Hartford was platted Sept. 23, 1835, west of and adjacent to “old Hartford,” Robison wrote. The same year the first of three proposed alignments were laid out for the Miami and Erie Canal, which would connect Lake Erie at Toledo with the Ohio River at Cincinnati. Of these alignments, Robison noted, the most favorable seemed to be the first, which followed the west side of the Auglaize River.
“Several individuals, attempting to outguess the canal engineers, hastened to plat towns on this hoped-for route,” Robison wrote. “Of these dream towns, only Hartford was to progress beyond the platting stage. The prospects evidently continued bright, for on June 27, 1836, the partners added an addition of 150 lots to the original, making a total of 194 lots, all of which were surveyed by H. Davison, surveyor of Allen County.”
An early plat map shows the town pushed up against the Auglaize River on the east with the Defiance Road as its Main Street. Other streets included Canal, Van Buren, Auglaize, Water, High, South and Jackson streets. Where Main Street intersected Jackson Street was a town square. At the foot of Jackson Street, on the river, was the town cemetery.
Hartford apparently showed enough early promise that a town called Austria was laid out immediately north of it in 1838. The plans for Austria included a “factory commons” along the Auglaize River, local surveyor and historian Mike Buettner noted in a 2014 story in the Allen County Reporter.
Early in 1839 Hartford became Gallatin, the name change apparently made to avoid confusion with another town named Hartford in Trumbull County. Most people, however, continued to refer to the town as Hartford.

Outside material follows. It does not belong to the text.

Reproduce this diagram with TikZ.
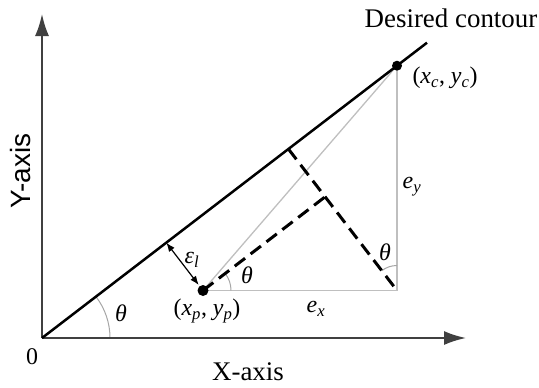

The first lot, according to Robison, was purchased by Margaret Marshall for $100, “a price never again obtained.” Most subsequent sales were for anywhere from $12 to $25. “Seemingly no stampede developed in selling Gallatin lots, although it must be remembered that the deeds recorded were probably far outnumbered by the deeds never recorded,” Robison wrote.
In 1840, town co-founder Evans, who had moved to Defiance, sold a block of 65 lots to his partner Harter, Robison wrote, adding that “perhaps he had second thoughts about this deal, for in 1841, he bought back six lots from his former partner.”
In 1837, according to a county auditor’s document, the town was comprised of five dwellings, two stores and two taverns. A post office was established in October 1839 but discontinued in 1851. There also was a log house used as a church.
“The census of 1840 lists the inhabitants of Gallatin as follows: Heads of families — Charles Marshall, John Harter, Eli Peterson, Felix Devore, William Woolery, Solomon Carr, Aaron Harter, George W. Cochran, and William Berryman; 26 males (including the family heads) and 33 females — a total of 59 inhabitants,” Robison wrote.
Royal Wells Smith, the son of a Unitarian minister, apparently was not impressed by any of them, or the town.
On Aug. 10, 1843, Smith wrote his family in Massachusetts: “I was fortunate to obtain a situation, though quite an indifferent one, being located in a ‘back woods’ place about 50 miles from Troy where I am literally buried alive — having no society that I can enjoy — no social, literary or religious privileges at all, hear no preaching except now and then an ignorant ass of a Methodist officiates in a Log School House nearby and the eloquence they pour forth to the astounding multitude I should think, certainly, would ‘astonish devils.’ The other Sabbath I attended a camp meeting about 15 miles from this place, a description of which, had I the pen of a Dickens or Irving, I might do justice, but as I have not, I will only say that it was quite interesting, as well as novel — I thought I had found ignorance in New York State but that place is certainly enlightened compared to this …”
Smith would soon be forced to find another place to look down on. By the time of his letter it was evident the canal would not pass through Hartford, but instead be located two miles west, passing through the newly platted village of Spencerville.
“The village of Hartford, upon the completion of the canal, ceased to exist, and Spencerville dates its growth from that time, many of the citizens having settled in the latter village,” Dr. J.C. Campbell, who came to Spencerville in 1851, wrote in an 1885 history of Allen County. A man named Squire Mills, who helped building the canal, is quoted in a 1906 interview as saying Hartford/Gallatin was “a ‘dead one’ quickly. Its inhabitants flocked to the new town site and built Spencerville.”
“From this time on the lots changed hands in blocks and the lots in these blocks became more numerous with every passing year,” Robison wrote. “Unpaid taxes mounted up; the auditor’s books show page after page of Hartford lots listed as ‘Owner-unknown.’”
“By 1856,” Buettner wrote, “every lot of the town was in the name of William Moorman, and the promises once foreseen for Hartford were now being enjoyed in the canal town of Spencerville, which was platted in 1844.”
Johnzy Keith, Albert Guy Keith’s grandfather, purchased the village site from Moorman in 1865.
In a 1913 court document, 63-year-old Robert Brooks wrote that he had lived “just west of the old town of Hartford all his lifetime” and that “the town of Hartford ceased to exist as a village more than 50 years ago and that the land formerly platted and occupied as a town … has been cultivated as farm land for the past 15 years or more and that no part of said town of Hartford is now to be seen.”